I am having a discussion with someone about the following table that is used to link client-specific items:
Table LINK: Client (int) Item1 (int) Item2 (int)
This is the disputed design. All three fields refer to other tables. The two Item fields refer to the same other table. These are not real field names, so don't bother with discussing naming conventions (the "1" and "2" are, however, really part of the field name).
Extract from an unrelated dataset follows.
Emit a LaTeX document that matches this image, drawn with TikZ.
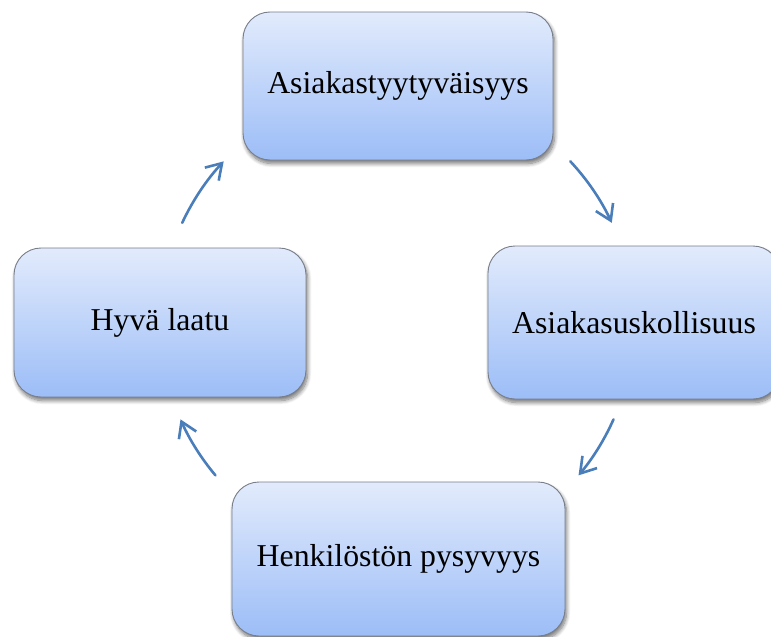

I am arguing that this design is bad on 1NF-violation grounds, while the other person is arguing that even though this seems distasteful, all other options are worse for our specific use-case.
- The vast majority of cases will only require linking two items with each other;
- N:1 groups are however allowed; in such a case, the same Item1 is repeated on multiple lines with different Item2 values;
- There are also a very small number of cases where some Item2 values (in an existing Item1-Item2 links) are themselves linked to other Items, and in these cases these values occur in the Item1 column, with the other linked value in the Item2 column; all linked items correspond to one group, and must be retrieved as such.
- This violates 1NF: Item1 and Item2 are foreign keys for the same table, and as such constitute a repeating group (the other party disagrees on the defn of repeating group);
- For searches on Item, this means that two indexes are required instead of one, for example in a table that uses a GroupID field instead;
- This makes queries looking for a specific Item in this table more complex, because a restriction clause must examine both Item1 and Item2 fields.
- The retrieval for the case where chains of Item links occur will be more complex.
The other side claims:
- The most viable alternative is a table with a single Item field, and an additional GroupID field;
- The simpler, more common two-item link case now becomes more complex;
- There could be concurrency issues in obtaining GroupID slots, and that needs to be managed
- Managing the GroupID concurrency issues probably requires a second table with GroupIDs in a field with a uniqueness constraint
- You now have to perform a join, at least some of the time, especially if an ORM is used. The join is less efficient than using a single table as in current design.
I would like to hear some opinions about this. I have read the other posts on SO about database design, and especially 1NF, but they don't deal as specifically with my case above as I would have liked. I have also come to understand, based on much research online, that so-called standards like 1NF can be defined in many different ways by different people. I have tried to be as clear as possible about both arguments, and not to bias one or the other.